The mechanical, robotic striving of university politburos and their jack boot managers have always been interesting when it comes to one particular topic: the role of technology and its adoption. For it is in technology that the mediocre paper clip shuffler can claim to have achieved something – on someone else’s back, naturally.
The shift to Google by universities as a storage and communication mechanism was something taken with a breezy obliviousness to its implications. For Google, it was a magical boon: mass concentration of staff and student data, cloud facilities, the magic of information.
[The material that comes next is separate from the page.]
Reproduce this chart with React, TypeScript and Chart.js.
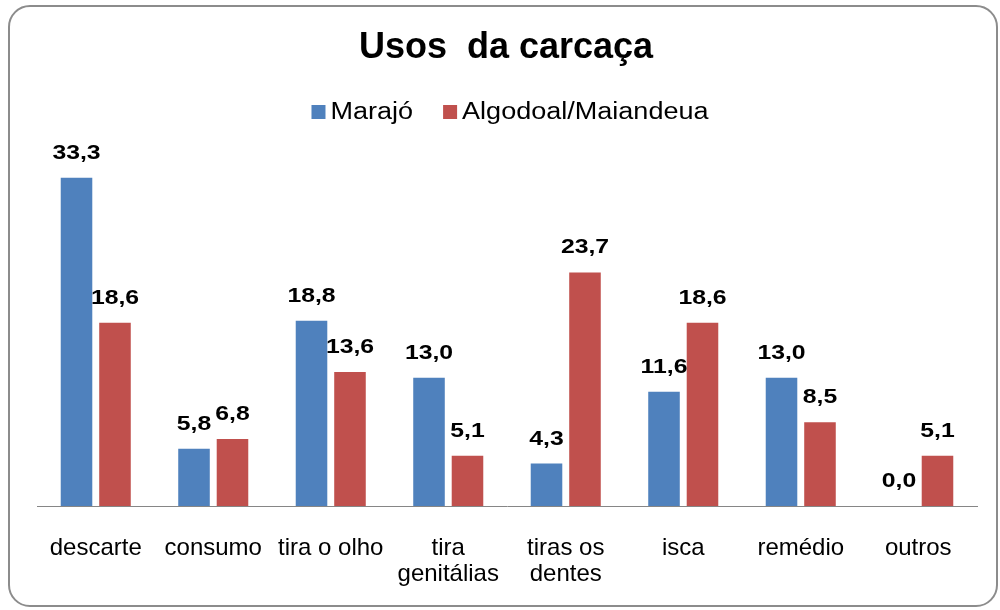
import { useEffect, useRef } from "react";
import { Chart, registerables } from "chart.js";

Chart.register(...registerables);

const chartTitle = "Usos  da carcaça";
const categories: string[][] = [
  ["descarte"],
  ["consumo"],
  ["tira o olho"],
  ["tira", "genitálias"],
  ["tiras os", "dentes"],
  ["isca"],
  ["remédio"],
  ["outros"],
];
const seriesNames = ["Marajó", "Algodoal/Maiandeua"];
const marajo = [33.3, 5.8, 18.8, 13.0, 4.3, 11.6, 13.0, 0.0];
const algodoal = [18.6, 6.8, 13.6, 5.1, 23.7, 18.6, 8.5, 5.1];
const seriesColors = ["#4F81BD", "#C0504D"];

const FONT = "'Liberation Sans', Arial, Helvetica, sans-serif";

const fmt = (v: number) => v.toFixed(1).replace(".", ",");

function drawScaled(ctx: CanvasRenderingContext2D, text: string, x: number, y: number, sx: number) {
  ctx.save();
  ctx.translate(x, y);
  ctx.scale(sx, 1);
  ctx.fillText(text, 0, 0);
  ctx.restore();
}

const decorPlugin = {
  id: "decor",
  afterDatasetsDraw(chart: any) {
    const ctx = chart.ctx as CanvasRenderingContext2D;
    ctx.save();
    // data labels
    ctx.font = `bold 21px ${FONT}`;
    ctx.fillStyle = "#000";
    ctx.textAlign = "center";
    ctx.textBaseline = "alphabetic";
    chart.data.datasets.forEach((ds: any, i: number) => {
      const meta = chart.getDatasetMeta(i);
      meta.data.forEach((bar: any, j: number) => {
        const v = ds.data[j] as number;
        drawScaled(ctx, fmt(v), bar.x, bar.y - 19, 1.18);
      });
    });

    // title
    ctx.font = `bold 36px ${FONT}`;
    ctx.textAlign = "center";
    ctx.fillText(chartTitle, 506, 58);

    // legend
    const sx = 1.15;
    ctx.font = `23.5px ${FONT}`;
    const box = 14;
    const gapText = 5;
    const gapItems = 30;
    const widths = seriesNames.map((n) => ctx.measureText(n).width * sx);
    const total =
      widths.reduce((a, w) => a + box + gapText + w, 0) + gapItems * (seriesNames.length - 1);
    let x = 510 - total / 2;
    ctx.textAlign = "left";
    seriesNames.forEach((n, i) => {
      ctx.fillStyle = seriesColors[i];
      ctx.fillRect(x, 105, box, box);
      ctx.fillStyle = "#000";
      drawScaled(ctx, n, x + box + gapText, 119, sx);
      x += box + gapText + widths[i] + gapItems;
    });
    ctx.restore();
  },
};

export default function App() {
  const ref = useRef<HTMLCanvasElement | null>(null);

  useEffect(() => {
    if (!ref.current) return;
    const chart = new Chart(ref.current, {
      type: "bar",
      data: {
        labels: categories,
        datasets: [
          {
            label: seriesNames[0],
            data: marajo,
            backgroundColor: seriesColors[0],
            categoryPercentage: 0.655,
            barPercentage: 0.82,
          },
          {
            label: seriesNames[1],
            data: algodoal,
            backgroundColor: seriesColors[1],
            categoryPercentage: 0.655,
            barPercentage: 0.82,
          },
        ],
      },
      options: {
        animation: false,
        responsive: false,
        maintainAspectRatio: false,
        layout: { padding: { left: 37, right: 23, top: 161, bottom: 0 } },
        plugins: {
          legend: { display: false },
          title: { display: false },
          tooltip: { enabled: false },
        },
        scales: {
          x: {
            grid: { display: false },
            border: { display: true, color: "#868686", width: 1 },
            ticks: {
              color: "#000",
              font: { family: FONT, size: 24, lineHeight: 26 / 24 },
              padding: 21,
              maxRotation: 0,
              autoSkip: false,
            },
            afterFit: (scale: any) => {
              scale.height = 104;
            },
          },
          y: {
            display: false,
            min: 0,
            max: 35,
          },
        },
      },
      plugins: [decorPlugin],
    });
    return () => chart.destroy();
  }, []);

  return (
    <div style={{ position: "fixed", left: 0, top: 0, width: 1000, height: 610, background: "#fff" }}>
      <div
        style={{
          position: "absolute",
          left: 8,
          top: 5,
          width: 990,
          height: 602,
          border: "2px solid #8c8c8c",
          borderRadius: 22,
          boxSizing: "border-box",
        }}
      />
      <canvas ref={ref} width={1000} height={610} style={{ position: "absolute", left: 0, top: 0 }} />
    </div>
  );
}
Such decisions are generally taken without asking the staff who actually use it – the nature of university management is piously anti-democratic, with all the usual balloons of sentiment about faux consultation and the like.
Google’s move into the university sector with a mixture of predatory zeal and seductive wooing was inexorable, mimicking the cyber colonisation drive of Steve Jobs at Apple (“computers are bicycles for the mind”).
In schools, Google has built a relentless, unquestioned empire, taking root in such systems as Chicago Public Schools, the third largest school district in the United States. As the New York Times noted in May 2017, such an event heralded “the Googlification of the classroom.” Teachers became Google grunts advertising products to other schools, bypassing school district officials. Students became Google converts, effectively disabled from considering any alternatives and indifferent to pure knowledge. They have become the new worker bees.
University managers were tickled and thrilled by the jargon, the applications, the idea of productivity, sending out such messages to staff as follows:
“The College is Going Google! What does this mean? How will it impact teaching and learning at The College? Many K-12 school districts are using Google Apps for Education, providing their students with access to Google productivity tools as early as primary school. Students coming to The College in the next five years may never have opened Microsoft Word, but will be familiar with the sharing, collaborating, and publishing with Google tools. Are you ready?”
Such gush and wobbly prose characterised the nature of such unwanted missives. (Most staff, at least the sentient ones, could not have cared less.) And Google was certainly winning over its competitors, most notably Microsoft. In 2011, it scored the coup of coups by netting University of California at Berkeley.
The Californian giant displayed those usual budgetary considerations typical of such decisions: Google, for one, was cheaper and easier on the bottom line. Office 365 would also require the initial installation and configuration of local software as a preliminary for any migration to be effectuated. “Office 365 offers an integrated experience for on-premise and cloud users,” went the explanatory document comparing Google and Office 365. “This comes at a greater ongoing, operational expense and complexity of maintaining central infrastructure.”
Google, on the other hand, would be able to do amply more with significantly less – and at goggle eyed speed. “A UC Berkeley migration to Google [from CalMail] can start faster and with less infrastructure investment.”
But some universities, after conducting their whirlwind Google romance, soured over the giant company. UC Berkeley students and alumni contended in a law suit in 2016 that Google had given the false impression that email accounts would not be scanned for commercial purposes.
In 2015, Macquarie University reconsidered a move it undertook in 2010 to migrate some 6,000 staff from its Novell GroupWise to Gmail. Students had already commenced using Gmail in late 2007.
Again, as with UC Berkeley, it is worth scrutinising why the university initially decided to go with Google over Microsoft, that ever contending beast in the tech boardroom. The reasons are crusty as they are old: “The university rejected Microsoft as an option at the time,” explained Allie Coyne in ITNews, “for being too expensive.”
Being careful to market such economic reasons appropriately, the Macquarie public relations unit was keen to emphasise that the university had only gone with Google after being reassured that generated data would be hosted in the European Union. With data protections being more securely moored in the EU, this was a consideration decorated to sell. To have hosted it in the US would have naturally brought the US Patriot Act and Digital Millennium Copyright Act into play.
With a change in hosting policy on the part of Google, Macquarie found itself veering into the arms of Microsoft and Office 365. That company had, it so happened, opened two Australian data centres in 2014, a point that alleviated the infrastructure impediments that bothered the paladins at UC Berkeley.
The move to Office 365 is simply exchanging one demon’s credentials for another, and the rosy line being parroted by university management must be unpacked with diligence. The example offered by RMIT University, for instance, in abandoning Google is fittingly opportunistic, with one email circulated amongst staff finally revealing why one of Australia’s largest teaching institutions is moving to Office 365: “RMIT strategic vision is to expand into China. Google is NOT supported in China.” A truly mercantilist sentiment.